Too much withholding can result in a substantial tax refund. However, do you really want the government to hold extra portions of your hard-earned money all year long, interest-free, only to give it back to you next year?
Completing Your 2020 W-4
The look of the new W-4 is different than the older versions. There are five steps, although only Steps 1 and 5 are mandatory. Section 1 asks for personal information, including your tax filing status. Step 5 is where you put your signature.
Steps 2, 3, and 4 should be completed only if they apply to you. These sections ask for more specific information about multiple income sources, dependents, and more to help determine your appropriate level of withholding.
When you begin your new job in 2020, you can get a head start on your W-4 at home, where you have more time to work on your answers. You can find the IRS Tax Withholding Estimator software online that can help you complete the form correctly.
Completing Your W-4: Step-by-Step
Step 1: Personal Information
This part of the W-4 remains as before, just filling in information about you, your Social Security Number, and your address. The significant piece is checking how you plan to file your taxes, i.e.:
- Married filing jointly
- Head of Household: you are unmarried and pay more than half of the support for yourself and qualified individual(s)
You may skip ahead to Step 5 if Steps 2, 3, or 4 do not apply to your situation.
STEP 2: Multiple Jobs or Your Spouse Works
This step should be completed if you will have more than one income source in your household. The additional income might be your second job, or your spouse is also working, and you file jointly.

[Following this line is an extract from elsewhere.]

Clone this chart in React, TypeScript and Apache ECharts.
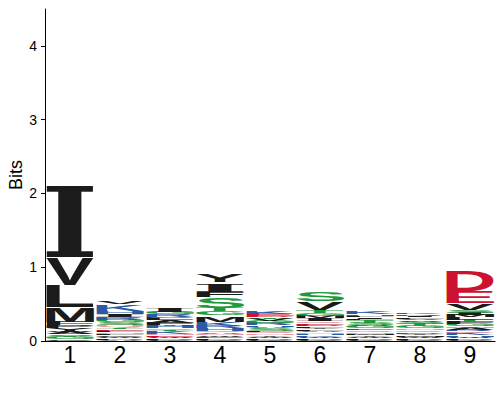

In this case, you should use the IRS Withholding Estimator or the Multiple Jobs Worksheet to help estimate your total withholding levels. The Multiple Jobs Worksheet presents a table that cross-references the higher-earning job with the lower to create an estimated total withholding.
Alternatively, if you have two jobs, you can check the Box (c) on the W-4 for both employers, and the withholding will be calculated for you.
STEP 3: Claiming Dependents
If your earnings are under $200,000 for single filers or $400,000 for couples filing jointly, you may claim children under 17 years old as dependents. You enter the number of children times $2,000 each to earn the Child Tax Credit. Similarly, you can take a credit of $500 for other dependents for whom you provide over 50% of their support.
STEP 4: Other Adjustments
This section asks you to declare any other income you expect to receive. Adjustments may include interest, dividends, retirement disbursements, or other sources.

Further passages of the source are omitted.